We live in a culture that loves to love expertise and authority positioning. If you think about it carefully, it’s the reason NTPI itself exists. As a profession, we tend to embrace anything and everything that that let’s us display expertise (I’m quite opinionated on the subject of “credentialitis”…).
Within the general public, however, it’s a whole different ballgame. Our clients and prospects don’t have a clue (nor do they care…) about all the alphabet soup we put after our name. As an EA, for example, I’m stuck with the challenge of having to explain what I even AM — so I generally don’t bother (it’s rarely questioned by tax resolution prospects, by the way). CPAs and attorneys have built-in designation recognition, but anything beyond that, in terms of public perception, doesn’t mean anything to them.
But if you do something that positions you as an authority, that displays your expertise in a manner that is highly valued by the general public, then that suddenly becomes worth a LOT.
When you write a tax advice column in the local newspaper, or appear regularly on a local business talk radio program, or write a book — you suddenly attach to yourself much higher perceived expertise in the eyes of the general public.
When I wrote my first book over Christmas weekend at the end of 2011, it was driven by being snowed in.
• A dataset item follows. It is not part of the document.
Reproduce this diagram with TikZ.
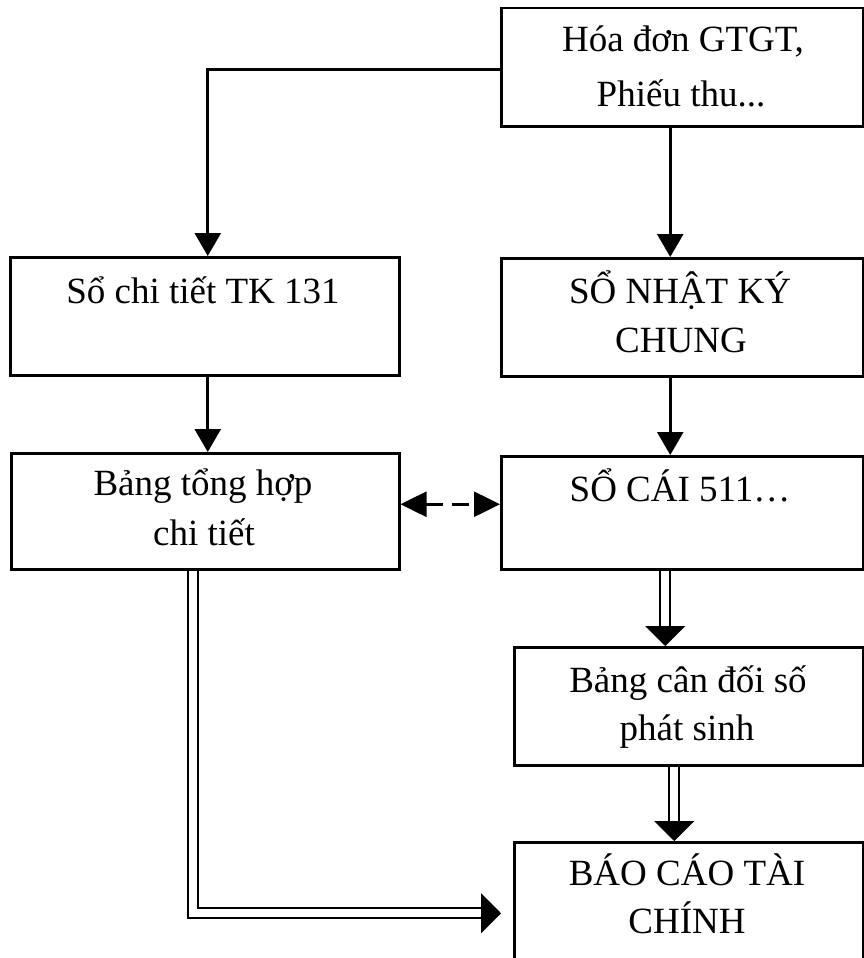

But in retrospect, it became one of the best marketing moves I’ve ever made for my tax practice.
After publishing “Tax Resolution Secrets“, it quickly became the best selling tax resolution book on Amazon. It began to routinely generate two to three leads per week coming into my tax resolution practice. With this steady trickle of free prospects coming in, I was able to pick and choose the clients I actually wanted to work with.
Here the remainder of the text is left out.